Physical principles of virus structure and self-assembly

V. L. Lorman and S.B. Rochal
Département de Physique Théorique, Laboratoire Charles Coulomb, UMR 5221 CNRS-Université Montpellier II

Monday, November 7th 2011, 14:00-14:45

Viruses are biological systems with high level of spatial organization well suited to modern physical methods of study. Viral genome is protected by a solid protein shell (capsid) made of many copies of identical subunits (one or few proteins). Recent physical and biochemical data rise a whole number of questions concerning unconventional positional order of subunits in the shell, thermodynamics and physical mechanisms of the self-assembly, shape and mechanical stability of the shell.

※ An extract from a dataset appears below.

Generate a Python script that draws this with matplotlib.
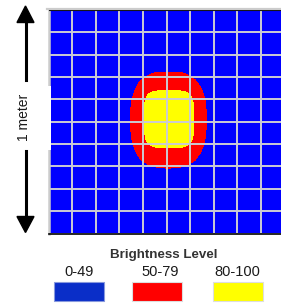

In the present work we develop the theory which explains and classifies the capsid structures for viruses with spherical topology and icosahedral symmetry. The theory proposed is based on the statistical physics principles and on the symmetry properties of coat proteins. We develop an explicit method which predicts the positions of centers of mass for the proteins constituting viral capsid, including the capsids of unusual viruses discovered quite recently, and discuss the assembly thermodynamics. We show the relation between the protein density distributions obtained and the infectivity properties for several human viruses. To illustrate the notions of the theory and the results obtained we focus on viruses of the Flavivirus family, their herringbone-like structure, infectivity and pH-driven capsid reconstruction during the maturation process in the cellular pathway. Universal characteristics of polymorph mutant viruses and virus-like particles are introduced. To illustrate the peculiarities of virus structures a comparative study of cellular patterns in tissus with spherical topology (non-proliferative epithelia in oocytes) is also presented.

a) Calculated protein density distribution; b) Reconstruction of the cryo-electron microscopy data for one of the Flaviviruses.